I agree, wait until you get to clinical. I am she myself, but I have experienced enough, and know what it takes for me to open up. I went to my orientation and thought, wow, these ppl are not that friendly. I am not discouraged by this. I know that when I am in clinicals, I will make bonds with people that will hopefully be my friends for a long time. I know it is hard, but you just have to put yourself out there. There might be people that are still **tches, but you just have to put that aside. I, myself, am going to a school were I do not know anyone, but I would rather it that way. I am not clinging on to the one person I know. You can do it, you just have to force yourself a lil bit. If you want to, you can pm me.....

And know that there are most likely people that feel the same exact way as you do

When I started school I didn't know a soul!! I didn't even know the area. I felt completely out of place and at first i just sat by myself, too. But then I was assigned a "desk buddy" and we started talking. And gradually we started talking to other people. Now most of us are inseparable. Just hang in there. You will make friends. Don't be afraid to open up to people...There might be someone else in the class who feels the same as you and is hoping to make a friend!!

Take care and good luck with school

Specializes in Nursing Professional Development.

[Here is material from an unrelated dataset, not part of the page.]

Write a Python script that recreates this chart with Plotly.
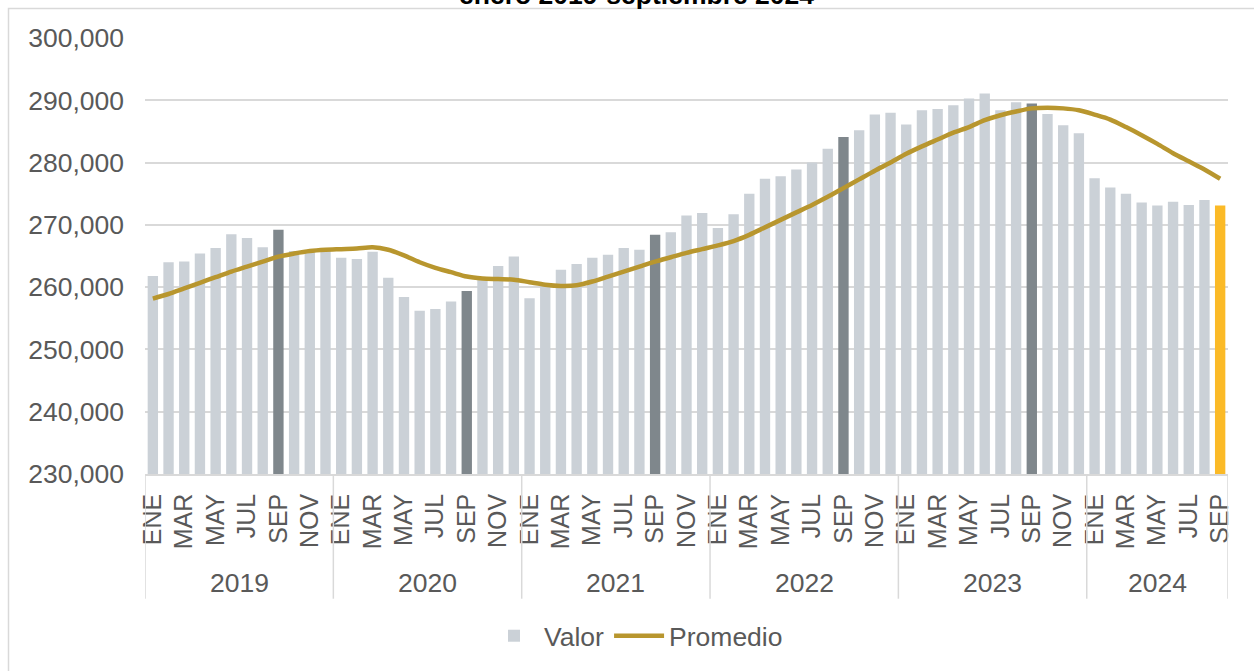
import plotly.graph_objects as go

# ---------------- data ----------------
years = ["2019", "2020", "2021", "2022", "2023", "2024"]
month_names = ["ENE", "FEB", "MAR", "ABR", "MAY", "JUN", "JUL", "AGO", "SEP", "OCT", "NOV", "DIC"]

valor_2019 = [261800, 264000, 264100, 265400, 266300, 268500, 267900, 266400, 269200, 265800, 265600, 266000]
valor_2020 = [264700, 264500, 265700, 261500, 258400, 256200, 256500, 257700, 259400, 261200, 263400, 264900]
valor_2021 = [258200, 260300, 262800, 263700, 264700, 265200, 266300, 266000, 268400, 268800, 271500, 271900]
valor_2022 = [269500, 271700, 275000, 277400, 277800, 278900, 280000, 282200, 284100, 285200, 287700, 288000]
valor_2023 = [286100, 288400, 288600, 289200, 290300, 291100, 288400, 289700, 289500, 287800, 286000, 284700]
valor_2024 = [277500, 276000, 275000, 273600, 273100, 273700, 273200, 274000, 273100]

prom_2019 = [258160, 258900, 259800, 260700, 261600, 262500, 263300, 264100, 264900, 265400, 265800, 266000]
prom_2020 = [266100, 266200, 266400, 266000, 265100, 264000, 263100, 262400, 261700, 261400, 261300, 261200]
prom_2021 = [260800, 260400, 260200, 260300, 260900, 261700, 262500, 263300, 264100, 264800, 265500, 266100]
prom_2022 = [266700, 267400, 268400, 269600, 270800, 272000, 273200, 274500, 275900, 277300, 278700, 280000]
prom_2023 = [281400, 282600, 283700, 284800, 285700, 286800, 287600, 288200, 288700, 288800, 288700, 288400]
prom_2024 = [287700, 286900, 285700, 284400, 283000, 281500, 280200, 278900, 277400]

title_text = "enero 2019-septiembre 2024"

# ---------------- build ----------------
valor_by_year = [valor_2019, valor_2020, valor_2021, valor_2022, valor_2023, valor_2024]
prom_by_year = [prom_2019, prom_2020, prom_2021, prom_2022, prom_2023, prom_2024]

valor, promedio, month_lab, year_lab = [], [], [], []
for y, vals, proms in zip(years, valor_by_year, prom_by_year):
    for i, (v, p) in enumerate(zip(vals, proms)):
        valor.append(v)
        promedio.append(p)
        month_lab.append(month_names[i])
        year_lab.append(y)

n = len(valor)
xs = list(range(n))

LIGHT = "#CBD1D7"
DARK = "#7F878C"
YELLOW = "#FBBA27"
GOLD = "#B8962E"
TXT = "#595959"
GRID = "#D9D9D9"

colors = []
for i in range(n):
    if i == n - 1:
        colors.append(YELLOW)
    elif month_lab[i] == "SEP":
        colors.append(DARK)
    else:
        colors.append(LIGHT)

fig = go.Figure()
fig.add_trace(go.Bar(x=xs, y=valor, name="Valor", marker=dict(color=colors, line=dict(width=0))))
fig.add_trace(go.Scatter(x=xs, y=promedio, name="Promedio", mode="lines",
                         line=dict(color=GOLD, width=4.5, shape="spline", smoothing=0.8)))

tickvals = [i for i in range(n) if month_names.index(month_lab[i]) % 2 == 0]
ticktext = [month_lab[i] for i in tickvals]

FONT = "Liberation Sans, Arial, sans-serif"
FS = 26.5

# plot area in pixels: x 145..1228, y 38..475
L, R, T, B = 145, 1254 - 1228, 38, 671 - 475
PW, PH = 1254 - L - R, 671 - T - B

def px_to_paper_y(py):
    return (475 - py) / PH

def px_to_paper_x(px):
    return (px - L) / PW

shapes = []
annotations = []
start = 0
bounds = [-0.5]
for y in years:
    cnt = year_lab.count(y)
    bounds.append(start + cnt - 0.5)
    annotations.append(dict(x=start + (cnt - 1) / 2, y=px_to_paper_y(584), xref="x", yref="paper",
                            text=y, showarrow=False, font=dict(size=FS, color=TXT, family=FONT),
                            yanchor="middle", xanchor="center"))
    start += cnt
for b in bounds:
    shapes.append(dict(type="line", xref="x", yref="paper", x0=b, x1=b, y0=0, y1=px_to_paper_y(600),
                       line=dict(color=GRID, width=1.5)))
# outer chart border
shapes.append(dict(type="rect", xref="paper", yref="paper",
                   x0=px_to_paper_x(8.5), x1=px_to_paper_x(1265),
                   y0=px_to_paper_y(690), y1=px_to_paper_y(8.5),
                   line=dict(color=GRID, width=1.5), fillcolor="rgba(0,0,0,0)", layer="below"))
# title (partly cut off at top, as in the reference)
annotations.append(dict(x=px_to_paper_x(636), y=px_to_paper_y(-5), xref="paper", yref="paper",
                        text="<b>" + title_text + "</b>", showarrow=False,
                        font=dict(size=FS, color="#000000", family=FONT),
                        xanchor="center", yanchor="middle"))

fig.update_layout(
    width=1254, height=671,
    margin=dict(l=L, r=R, t=T, b=B),
    paper_bgcolor="white", plot_bgcolor="white",
    bargap=0.34,
    font=dict(family=FONT, size=FS, color=TXT),
    showlegend=True,
    legend=dict(orientation="h", x=px_to_paper_x(636), xanchor="center", y=px_to_paper_y(636),
                yanchor="middle", font=dict(size=FS, color=TXT), itemwidth=50,
                bgcolor="rgba(0,0,0,0)", traceorder="normal"),
    shapes=shapes, annotations=annotations,
)
fig.update_xaxes(range=[-0.5, n - 0.5], tickmode="array", tickvals=tickvals, ticktext=ticktext,
                 tickangle=-90, tickfont=dict(size=25, color=TXT, family=FONT),
                 showgrid=False, showline=True, linecolor=GRID, linewidth=1.5, ticks="",
                 zeroline=False, fixedrange=True, ticklabelstandoff=8)
fig.update_yaxes(range=[230000, 300000], dtick=10000, tickformat=",", showgrid=True, gridcolor=GRID,
                 gridwidth=1.5, zeroline=False, showline=False, ticks="",
                 tickfont=dict(size=FS, color=TXT, family=FONT), ticklabelstandoff=20)

fig.write_html("out.html", config={"displayModeBar": False},
               post_script="document.body.style.margin='0px';")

Don't push it too hard. That will just make you look desparate and pathetic -- and that image only attracts pity, not friends.

Let it happen naturally. Be nice to people. Smile. Be helpful when you can. Try to interact with your classmates in ways that develop naturally from the situation. Slowly, you will all get to know each other better -- particularly when labs and clinicals start.

I don't think you should worry. Having friends in nursing school is only a good experience if it's the right friend. Study hard, and participate. I'm sure people notice you but don't approach you because they think you want to be left alone. You must be a nice a person if your asking how to make friends. All it takes is one sentence to start a conversation, so start one and let me know how it goes.....Good luck:)

Specializes in Emergency Dept. Trauma. Pediatrics.
I just started school and I'm having a really hard time - not with the classes but with the social aspect. It seems like everyone already has already made friends and has split into groups. I feel totally left out and I dread time between classes because I usually spend it alone. I'm a shy person so going up to other students and starting conversations is hard for me. I'm really frustrated and pretty upset. What is your advice?

How long have you been in school? It took a few weeks before I really found a group I meshed well with and liked and now I couldn't imagine having to go through school. There were a few people in the beginning I thought could be cool and in time after getting to know people I am SO GLAD I ended up with the group I did. Also when you get to starting clinicals and stuff you will have a group and might find some people you end up fitting with as well.

I know in the end it's about you getting your degree and people say you aren't there to make friends and stuff but unless your the type of personality that doesn't like social interaction and stuff, it can have an impact on your time in school.

Give it a little time and see how things go. Hopefully you can at least find one person that you can relate well with. I am betting you will once things settle down and stuff. :)

I am one of those people that does not have to make life-long friends through nursing school. I have enough friends on the outside of school. I did have a couple of "fair-weather friends" however one of them asked to cheat off me, one of them was using me for homework and the other one folded under the pressure and yelled at me because I was trying to help her (after she asked). And, when I needed a little help, you know who was there? No one!

I'm not saying that is the experience that you will have, I'm just saying that I pretty much stay to myself and I'm one of the top people in my class. During breaks between classes, I study. Before class, I study. After tests, I study.

I'm nice to everyone but I can't see myself making any "life long friends". And, that's okay. I'm at school for training for a new career to make my son's and my life better. Good luck to you but honestly, I wouldn't worry about it!